Documents on the website were not archived online but were saved by anti-conversion therapy groups such as Truth Wins Out in 2007 and 2008. The website featured a FAQ on homosexuality provided by Exodus and sold t-shirts saying, “the Truth cannot be silenced.”
One video featured Johnson, who was later quoted in a press release on Exodus International’s website ahead of the event, saying, “An open, honest discussion allows truth to rise to the surface.”
Johnson promoted the event heavily in the media – through radio interviews, comments in newspapers, and an editorial. In interviews, he repeatedly cited the case of a teen who went to school after the Day of Silence wearing a shirt that read, “Be ashamed. Our school has embraced what God has condemned” and “Homosexuality is shameful.” The teen was suspended and ADF represented him in legal action over the incident. The case was dismissed because the teen graduated, and the court found he no longer had standing to challenge the dress code.
“Day of Truth was really established to counter the promotion of the homosexual agenda in public schools,” Johnson told a radio host in 2008.
Those who worked to counter ADF and Exodus at the time, said the event was dangerous to confused youth.
“This directly harmed LGBTQ youth,” Wayne Besen, the executive director of Truth Wins Out and an expert on the ex-gay industry, told CNN. “This is someone whose core was promoting anti-gay and ex-gay viewpoints. He wouldn’t pander to anti-gay advocates, he was the anti-gay and ex-gay advocate.”
Randy Scobey, a former executive vice president at Exodus, who worked on the Day of Truth in the organization’s collaboration with ADF, called the event one of his biggest regrets.

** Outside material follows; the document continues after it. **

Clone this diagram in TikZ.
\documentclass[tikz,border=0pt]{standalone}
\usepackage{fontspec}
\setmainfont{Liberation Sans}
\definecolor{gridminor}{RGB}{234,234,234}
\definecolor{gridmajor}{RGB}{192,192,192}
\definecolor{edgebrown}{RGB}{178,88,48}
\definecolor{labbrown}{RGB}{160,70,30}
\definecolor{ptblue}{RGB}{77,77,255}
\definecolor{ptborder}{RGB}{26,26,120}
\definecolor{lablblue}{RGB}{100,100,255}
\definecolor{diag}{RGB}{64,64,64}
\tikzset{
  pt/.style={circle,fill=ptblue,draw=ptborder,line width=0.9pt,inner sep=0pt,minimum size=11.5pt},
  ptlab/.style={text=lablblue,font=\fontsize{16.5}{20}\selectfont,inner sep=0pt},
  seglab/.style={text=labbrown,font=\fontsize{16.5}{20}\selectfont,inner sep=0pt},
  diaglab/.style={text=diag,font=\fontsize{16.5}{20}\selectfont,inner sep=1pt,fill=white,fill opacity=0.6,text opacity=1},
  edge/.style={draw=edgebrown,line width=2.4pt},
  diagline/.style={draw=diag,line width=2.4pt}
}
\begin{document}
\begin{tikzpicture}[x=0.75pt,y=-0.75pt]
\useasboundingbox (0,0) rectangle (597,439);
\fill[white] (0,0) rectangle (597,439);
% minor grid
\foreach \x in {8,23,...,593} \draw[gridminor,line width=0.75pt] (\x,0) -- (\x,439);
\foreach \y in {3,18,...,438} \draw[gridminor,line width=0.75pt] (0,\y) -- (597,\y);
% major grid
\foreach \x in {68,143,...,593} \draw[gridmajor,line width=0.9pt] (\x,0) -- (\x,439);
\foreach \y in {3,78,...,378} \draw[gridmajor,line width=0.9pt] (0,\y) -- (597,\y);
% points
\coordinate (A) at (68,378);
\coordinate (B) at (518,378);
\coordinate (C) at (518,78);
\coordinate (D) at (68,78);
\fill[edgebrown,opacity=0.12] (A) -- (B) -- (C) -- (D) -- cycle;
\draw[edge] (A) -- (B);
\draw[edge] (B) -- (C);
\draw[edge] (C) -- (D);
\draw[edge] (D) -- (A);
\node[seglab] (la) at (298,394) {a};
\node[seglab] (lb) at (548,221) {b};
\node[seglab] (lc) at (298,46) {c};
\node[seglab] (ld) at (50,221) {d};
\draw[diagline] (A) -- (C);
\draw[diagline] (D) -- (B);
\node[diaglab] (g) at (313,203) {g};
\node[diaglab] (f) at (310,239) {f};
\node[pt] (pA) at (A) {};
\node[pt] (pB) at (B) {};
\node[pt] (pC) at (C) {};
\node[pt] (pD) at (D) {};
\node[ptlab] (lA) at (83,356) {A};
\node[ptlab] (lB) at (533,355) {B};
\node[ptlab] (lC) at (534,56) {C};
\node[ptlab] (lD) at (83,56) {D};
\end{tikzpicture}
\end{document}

“It was bullying those who were trying to not be bullied,” said Scobey, who now lives openly as a gay man. “That was one of the public ways that the Alliance Defense Fund worked with us.”
Ties between Exodus and ADF extended beyond the event.
ADF, which has since changed its name to the Alliance Defending Freedom, touted Exodus International in promotional brochures in 2004, crediting it as an organization that “played an instrumental role in helping thousands of individuals come out of homosexual behavior.”
Scobey recalled Johnson as quiet, but firm in his beliefs that homosexuality was wrong. He said Johnson and ADF provided crucial legal advice to Exodus and its “member ministries.”
“We worked with them behind the scenes a lot,” Scobey told CNN, saying the group offered them legal guidance over their ex-gay counseling. “They were very important to us as far as helping us to feel more secure legally and politically.”
Exodus International stopped sponsoring the Day of Truth event in 2010, saying it became adversarial and counterproductive.